Filme do Dia: O Coração do Mundo (2018), Nataliya Meschaninova

 


O Coração do Mundo (Serdtse Mira, Rússia/Lituânia, 2018). Direção: Nataliya Meschaninova. Rot. Original: Natalia Meschaninova, Boris Khlebnikov & Stepan Devonin. Fotografia: Evgeniy Tsvetkov. Montagem: Daria Danilova. Dir. de arte: Kirill Shuvalov. Figurinos: Alana Snetkova. Com: Stepan Devonin, Dmitriy Podnozov, Yana Sekste, Ekaterina Vasilijeva, Viktor Ovodkov, Evgeniy Sytyy, Aleksei Kashnikov.
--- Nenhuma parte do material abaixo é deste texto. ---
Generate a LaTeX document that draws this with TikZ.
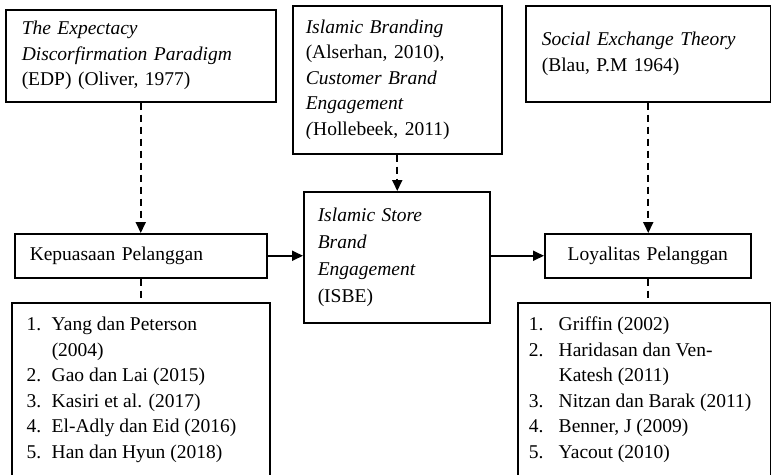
\documentclass[tikz,border=0pt]{standalone}
\usepackage{fontspec}
\setmainfont{Liberation Serif}
\usetikzlibrary{arrows.meta}
\newcommand{\txtsize}{\fontsize{19.5}{25.5}\selectfont}
\newcommand{\litem}[2]{\hspace*{15pt}\makebox[25pt][l]{#1}#2}
\newcommand{\ritem}[2]{\hspace*{11pt}\makebox[30pt][l]{#1}#2}
\tikzset{
  box/.style={draw, line width=1.5pt, inner ysep=0pt, anchor=north west, align=left, font=\txtsize},
  listbox/.style={draw, line width=1.5pt, inner sep=0pt, anchor=north west},
  dashline/.style={line width=1.8pt, dash pattern=on 7pt off 5pt},
  solidline/.style={line width=1.8pt},
  arr/.style={-{Triangle[length=11pt,width=10pt]}}
}
\begin{document}
\begin{tikzpicture}[x=1pt,y=-1pt]
\useasboundingbox (0,0) rectangle (771,474);
\node[box, minimum width=270pt, minimum height=92pt, inner xsep=16pt, text width=238pt] (edp) at (5,9)
  {\textit{The Expectacy}\\ \textit{Discorfirmation Paradigm}\\ (EDP) (Oliver, 1977)};
\node[box, minimum width=209pt, minimum height=148pt, inner xsep=13pt, text width=183pt] (ib) at (292,5)
  {\textit{Islamic Branding}\\ (Alserhan, 2010),\\ \textit{Customer Brand}\\ \textit{Engagement}\\ \textit{(}Hollebeek, 2011)};
\node[box, minimum width=245pt, minimum height=96pt, inner xsep=16pt, text width=213pt] (set) at (525,5)
  {\textit{Social Exchange Theory}\\ (Blau, P.M 1964)};
\node[box, minimum width=252pt, minimum height=44pt, inner xsep=15pt, text width=222pt] (kep) at (14,233)
  {Kepuasaan Pelanggan};
\node[box, minimum width=186pt, minimum height=131pt, inner xsep=14pt, text width=158pt, font=\fontsize{19.5}{27}\selectfont] (isbe) at (303,191)
  {\textit{Islamic Store}\\ \textit{Brand}\\ \textit{Engagement}\\ (ISBE)};
\node[box, minimum width=206pt, minimum height=44pt, inner xsep=10pt, text width=186pt, align=center] (loy) at (544,233)
  {Loyalitas Pelanggan};
\node[listbox] (llist) at (11,302) {\parbox[t][200pt][t]{258pt}{\txtsize\raggedright
  \litem{1.}{Yang dan Peterson}\rule{0pt}{28pt}\\
  \litem{}{(2004)}\\
  \litem{2.}{Gao dan Lai (2015)}\\
  \litem{3.}{Kasiri et al. (2017)}\\
  \litem{4.}{El-Adly dan Eid (2016)}\\
  \litem{5.}{Han dan Hyun (2018)}}};
\node[listbox] (rlist) at (517,302) {\parbox[t][200pt][t]{253pt}{\txtsize\raggedright
  \ritem{1.}{Griffin (2002)}\rule{0pt}{28pt}\\
  \ritem{2.}{Haridasan dan Ven-}\\
  \ritem{}{Katesh (2011)}\\
  \ritem{3.}{Nitzan dan Barak (2011)}\\
  \ritem{4.}{Benner, J (2009)}\\
  \ritem{5.}{Yacout (2010)}}};
\draw[dashline, arr] (edp.south) -- (edp.south |- kep.north);
\draw[dashline, arr] (ib.south) -- (ib.south |- isbe.north);
\draw[dashline, arr] (set.south) -- (set.south |- loy.north);
\draw[dashline] (kep.south) -- (kep.south |- llist.north);
\draw[dashline] (loy.south) -- (loy.south |- rlist.north);
\draw[solidline, arr] (kep.east) -- (kep.east -| isbe.west);
\draw[solidline, arr] (kep.east -| isbe.east) -- (loy.west);
\end{tikzpicture}
\end{document}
Egor (Devonin) trabalha como veterinário e ajudante de serviços gerais em uma grande propriedade pertencente a Nikolai (Podnozov), acusada por ambientalistas de maus tratos a animais. Sua vida está tão completamente imersa nas demandas da propriedade, que se recusa a ir aos funerais da própria mãe, e esconde o ocorrido da família. Ele também é solicitado aos avanços sexuais da filha de Nikolai, Dasha (Sekste). Porém, as tensões vão se intensificando. O grupo de ecologistas potencializa sua marcação. Egor destrói um drone do grupo que filmava na propriedade de Nikolai. O grupo solta as raposas, principal fonte de renda de Nikolai, no treinamento de cachorros, e também principal alvo dos ecologistas. Enquanto algumas voltam, de três delas apenas se encontra os cadáveres, tendo sido criadas em cativeiro desde o nascimento. Uma tia de Egor vem atrás, sem sucesso, de que ele assine um documento liberando a herança da mãe para ela, e ele a escorraça de casa. Enquanto faz sexo com Dasha, seu filho, Ivan, corre desesperado em busca da mãe, e Egor afirma que não pode continuar os encontros fortuitos com essa. Egor ataca as barracas onde se encontram acampados os ecologistas, após uma noite em que teve que buscar Nikolai, juntamente com sua esposa, de um porre fenomenal na casa de um vizinho. Quando esse surge bêbado na cabana onde vive Egor, esse o espanca fortemente. E leva sua cadela predileta para o canil, dormindo em meio aos cachorros. Passada a noite, no entanto, um retorno às obrigações do trabalho se tornam imperativas.

Não se cumpre exatamente com as expectativas postas ao início dessa produção, sejam elas quais forem – e talvez a aposta de um espectador que conheça algo de um cinema autoral contemporâneo seja a da negação continuada do gozo de situações dramáticas de maior calibre, no segundo longa ficcional de uma realizadora que possui tanto ou maior experiência com séries para TV e também uma incursão pelo cinema documental até o ano de sua produção. E como estudo psicológico de seu personagem, vivido bravamente por Devonin, que colaborou igualmente com o roteiro. Como em muitos filmes, infelizmente não se consegue sustentar o ritmo de sua primeira metade. Mesa posta, pratos alinhados e se passa a chafurdar nas inconsistências emocionais de seus dois personagens masculinos principais, sobretudo Egor, sobre o qual paira o ponto de vista de todo o filme. E tal como na pornografia, o que é sugerido talvez possua maior alcance erótico que o propriamente desnudado, mais do mesmo. Ao se tornar um agregado sobre o qual se põe demasiado peso nas expectativas, do pai que o explora no trabalho, da filha para quem supre suas carências, ao mesmo tempo que serve como pai sobressalente de seu garoto, Egor, filho de uma mãe alcóolatra e de uma família que pretende manter distância, não encontra outra saída que a de deslocar sua afetividade para a cadela, como ele, ferida – só que no caso dela fisicamente, ao ponto de ser motivo de eutanásia para Nikolai. E, no limite, de abandonar a convivência humana para se tornar ele próprio mais um cão dentre os outros. Derrapando da metade para o final, estabelece-se certa pátina de catarse, sem que nenhuma das questões tenha sido verdadeiramente superada. Mas, ao menos um rearranjo provisório poderá se estabelecer. Até quando? A próxima bebedeira de Nikolai? A queixa na polícia dos ecologistas pela violência ou até algo pior sofrida? Just a Moment. 104 minutos.